=== DATA BLOCK ===

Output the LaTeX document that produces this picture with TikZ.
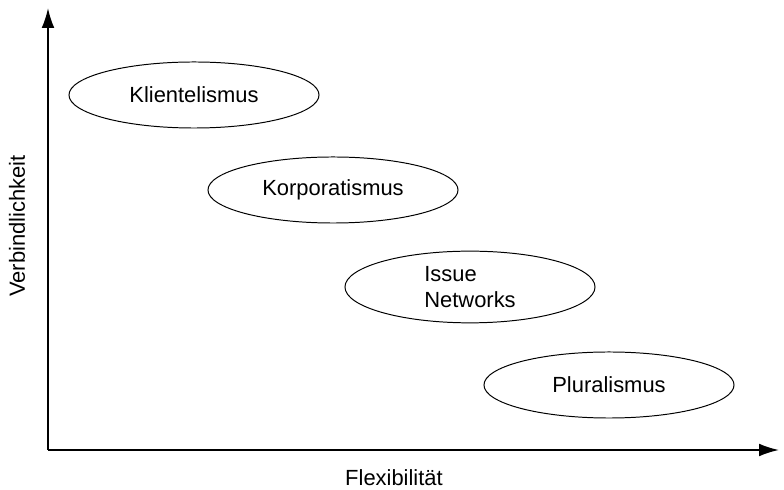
\documentclass[tikz,border=0pt]{standalone}
\usepackage{fontspec}
\setmainfont{Liberation Sans}
\usetikzlibrary{shapes.geometric,arrows.meta}
\tikzset{every node/.style={font=\fontsize{15.6}{18.5}\selectfont},
         schema/.style={draw,ellipse,line width=0.7pt,
                        minimum width=6.25cm,minimum height=1.65cm},
         achse/.style={line width=1.3pt,-{Latex[length=5mm,width=3.2mm]}},
         x=0.025cm,y=-0.025cm}

\begin{document}
\begin{tikzpicture}
      \useasboundingbox (0,0) rectangle (784,490);
      \coordinate (ursprung) at (48,450);
      \coordinate (oben) at (48,8);
      \coordinate (rechts) at (779,450);
      \draw[achse] (ursprung) -- (oben);
      \draw[achse] (ursprung) -- (rechts);
      \node[rotate=90] (verb) at (17,226) {Verbindlichkeit};
      \node (flex) at (394,478) {Flexibilität};
      % Netzwerktypen
      \node[schema] (klient) at (194,95) {Klientelismus};
      \node[schema] (korp) at (333,190) {Korporatismus};
      \node[schema,align=left] (issue) at (470,287) {Issue\\Networks};
      \node[schema] (plural) at (609,385) {Pluralismus};
\end{tikzpicture}
\end{document}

===

AIM: Exclude the images, then output the data above word for word.

EXERCISE RESPONSE:
Output the LaTeX document that produces this picture with TikZ.
\documentclass[tikz,border=0pt]{standalone}
\usepackage{fontspec}
\setmainfont{Liberation Sans}
\usetikzlibrary{shapes.geometric,arrows.meta}
\tikzset{every node/.style={font=\fontsize{15.6}{18.5}\selectfont},
         schema/.style={draw,ellipse,line width=0.7pt,
                        minimum width=6.25cm,minimum height=1.65cm},
         achse/.style={line width=1.3pt,-{Latex[length=5mm,width=3.2mm]}},
         x=0.025cm,y=-0.025cm}

\begin{document}
\begin{tikzpicture}
      \useasboundingbox (0,0) rectangle (784,490);
      \coordinate (ursprung) at (48,450);
      \coordinate (oben) at (48,8);
      \coordinate (rechts) at (779,450);
      \draw[achse] (ursprung) -- (oben);
      \draw[achse] (ursprung) -- (rechts);
      \node[rotate=90] (verb) at (17,226) {Verbindlichkeit};
      \node (flex) at (394,478) {Flexibilität};
      % Netzwerktypen
      \node[schema] (klient) at (194,95) {Klientelismus};
      \node[schema] (korp) at (333,190) {Korporatismus};
      \node[schema,align=left] (issue) at (470,287) {Issue\\Networks};
      \node[schema] (plural) at (609,385) {Pluralismus};
\end{tikzpicture}
\end{document}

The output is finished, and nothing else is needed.